DESCRIPTION OF THE TASK ▸ Can the data below be set down again exactly, line for line?

# start of RECORDED DATA

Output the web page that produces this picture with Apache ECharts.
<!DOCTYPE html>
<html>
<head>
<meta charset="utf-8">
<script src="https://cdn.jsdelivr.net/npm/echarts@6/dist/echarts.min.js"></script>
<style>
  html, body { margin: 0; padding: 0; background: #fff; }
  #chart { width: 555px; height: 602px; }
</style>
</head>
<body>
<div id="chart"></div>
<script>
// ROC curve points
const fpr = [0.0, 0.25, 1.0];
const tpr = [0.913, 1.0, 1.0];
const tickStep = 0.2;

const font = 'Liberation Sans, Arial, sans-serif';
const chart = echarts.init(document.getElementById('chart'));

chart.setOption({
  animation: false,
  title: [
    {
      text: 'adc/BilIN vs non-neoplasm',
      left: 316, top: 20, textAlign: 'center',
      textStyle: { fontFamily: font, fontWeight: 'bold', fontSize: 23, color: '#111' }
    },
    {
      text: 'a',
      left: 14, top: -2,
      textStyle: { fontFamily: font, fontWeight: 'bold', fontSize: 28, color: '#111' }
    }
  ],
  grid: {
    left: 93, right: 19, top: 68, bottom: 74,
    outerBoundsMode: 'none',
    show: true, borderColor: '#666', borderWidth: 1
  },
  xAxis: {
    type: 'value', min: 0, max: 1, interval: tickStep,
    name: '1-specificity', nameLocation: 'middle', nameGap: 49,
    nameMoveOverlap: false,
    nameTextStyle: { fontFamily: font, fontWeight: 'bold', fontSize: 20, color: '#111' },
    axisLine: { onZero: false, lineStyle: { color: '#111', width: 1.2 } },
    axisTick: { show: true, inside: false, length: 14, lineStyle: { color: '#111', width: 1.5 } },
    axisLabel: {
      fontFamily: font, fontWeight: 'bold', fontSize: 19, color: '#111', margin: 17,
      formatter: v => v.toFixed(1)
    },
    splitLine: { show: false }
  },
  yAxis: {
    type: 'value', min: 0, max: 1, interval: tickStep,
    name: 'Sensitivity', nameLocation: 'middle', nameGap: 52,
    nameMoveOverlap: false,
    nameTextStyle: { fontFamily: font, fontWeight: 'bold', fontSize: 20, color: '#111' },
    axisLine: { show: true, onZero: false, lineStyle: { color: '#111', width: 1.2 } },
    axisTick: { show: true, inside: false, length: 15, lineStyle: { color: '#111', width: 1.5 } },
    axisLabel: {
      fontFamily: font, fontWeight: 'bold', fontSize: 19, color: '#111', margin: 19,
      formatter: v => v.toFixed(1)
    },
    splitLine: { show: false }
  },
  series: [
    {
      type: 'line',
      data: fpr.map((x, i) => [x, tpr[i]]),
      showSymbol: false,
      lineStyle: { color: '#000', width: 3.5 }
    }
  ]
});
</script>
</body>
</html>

# end of RECORDED DATA

SOLVED PROBLEM ▸
Output the web page that produces this picture with Apache ECharts.
<!DOCTYPE html>
<html>
<head>
<meta charset="utf-8">
<script src="https://cdn.jsdelivr.net/npm/echarts@6/dist/echarts.min.js"></script>
<style>
  html, body { margin: 0; padding: 0; background: #fff; }
  #chart { width: 555px; height: 602px; }
</style>
</head>
<body>
<div id="chart"></div>
<script>
// ROC curve points
const fpr = [0.0, 0.25, 1.0];
const tpr = [0.913, 1.0, 1.0];
const tickStep = 0.2;

const font = 'Liberation Sans, Arial, sans-serif';
const chart = echarts.init(document.getElementById('chart'));

chart.setOption({
  animation: false,
  title: [
    {
      text: 'adc/BilIN vs non-neoplasm',
      left: 316, top: 20, textAlign: 'center',
      textStyle: { fontFamily: font, fontWeight: 'bold', fontSize: 23, color: '#111' }
    },
    {
      text: 'a',
      left: 14, top: -2,
      textStyle: { fontFamily: font, fontWeight: 'bold', fontSize: 28, color: '#111' }
    }
  ],
  grid: {
    left: 93, right: 19, top: 68, bottom: 74,
    outerBoundsMode: 'none',
    show: true, borderColor: '#666', borderWidth: 1
  },
  xAxis: {
    type: 'value', min: 0, max: 1, interval: tickStep,
    name: '1-specificity', nameLocation: 'middle', nameGap: 49,
    nameMoveOverlap: false,
    nameTextStyle: { fontFamily: font, fontWeight: 'bold', fontSize: 20, color: '#111' },
    axisLine: { onZero: false, lineStyle: { color: '#111', width: 1.2 } },
    axisTick: { show: true, inside: false, length: 14, lineStyle: { color: '#111', width: 1.5 } },
    axisLabel: {
      fontFamily: font, fontWeight: 'bold', fontSize: 19, color: '#111', margin: 17,
      formatter: v => v.toFixed(1)
    },
    splitLine: { show: false }
  },
  yAxis: {
    type: 'value', min: 0, max: 1, interval: tickStep,
    name: 'Sensitivity', nameLocation: 'middle', nameGap: 52,
    nameMoveOverlap: false,
    nameTextStyle: { fontFamily: font, fontWeight: 'bold', fontSize: 20, color: '#111' },
    axisLine: { show: true, onZero: false, lineStyle: { color: '#111', width: 1.2 } },
    axisTick: { show: true, inside: false, length: 15, lineStyle: { color: '#111', width: 1.5 } },
    axisLabel: {
      fontFamily: font, fontWeight: 'bold', fontSize: 19, color: '#111', margin: 19,
      formatter: v => v.toFixed(1)
    },
    splitLine: { show: false }
  },
  series: [
    {
      type: 'line',
      data: fpr.map((x, i) => [x, tpr[i]]),
      showSymbol: false,
      lineStyle: { color: '#000', width: 3.5 }
    }
  ]
});
</script>
</body>
</html>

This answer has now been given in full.